# Stated task:
Reproduce the data below in full and exclude every picture.

# Data provided:
++++++++++++++++++++
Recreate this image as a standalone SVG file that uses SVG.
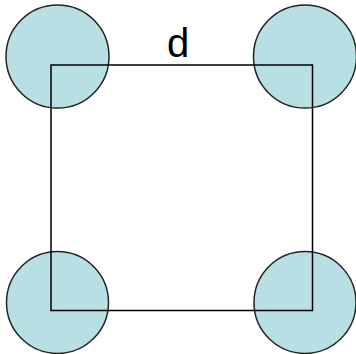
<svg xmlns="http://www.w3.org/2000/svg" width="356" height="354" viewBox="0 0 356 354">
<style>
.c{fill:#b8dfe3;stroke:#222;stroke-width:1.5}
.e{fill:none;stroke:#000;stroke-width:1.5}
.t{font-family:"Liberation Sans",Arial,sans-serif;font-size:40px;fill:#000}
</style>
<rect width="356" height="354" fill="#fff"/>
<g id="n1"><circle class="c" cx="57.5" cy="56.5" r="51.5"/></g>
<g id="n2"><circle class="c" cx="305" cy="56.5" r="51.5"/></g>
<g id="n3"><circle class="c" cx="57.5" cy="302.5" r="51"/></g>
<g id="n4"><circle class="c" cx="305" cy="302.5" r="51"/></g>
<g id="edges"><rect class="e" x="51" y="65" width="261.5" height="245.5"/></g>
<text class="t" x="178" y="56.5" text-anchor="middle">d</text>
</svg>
++++++++++++++++++++
# Written answer:
Recreate this image as a standalone SVG file that uses SVG.
<svg xmlns="http://www.w3.org/2000/svg" width="356" height="354" viewBox="0 0 356 354">
<style>
.c{fill:#b8dfe3;stroke:#222;stroke-width:1.5}
.e{fill:none;stroke:#000;stroke-width:1.5}
.t{font-family:"Liberation Sans",Arial,sans-serif;font-size:40px;fill:#000}
</style>
<rect width="356" height="354" fill="#fff"/>
<g id="n1"><circle class="c" cx="57.5" cy="56.5" r="51.5"/></g>
<g id="n2"><circle class="c" cx="305" cy="56.5" r="51.5"/></g>
<g id="n3"><circle class="c" cx="57.5" cy="302.5" r="51"/></g>
<g id="n4"><circle class="c" cx="305" cy="302.5" r="51"/></g>
<g id="edges"><rect class="e" x="51" y="65" width="261.5" height="245.5"/></g>
<text class="t" x="178" y="56.5" text-anchor="middle">d</text>
</svg>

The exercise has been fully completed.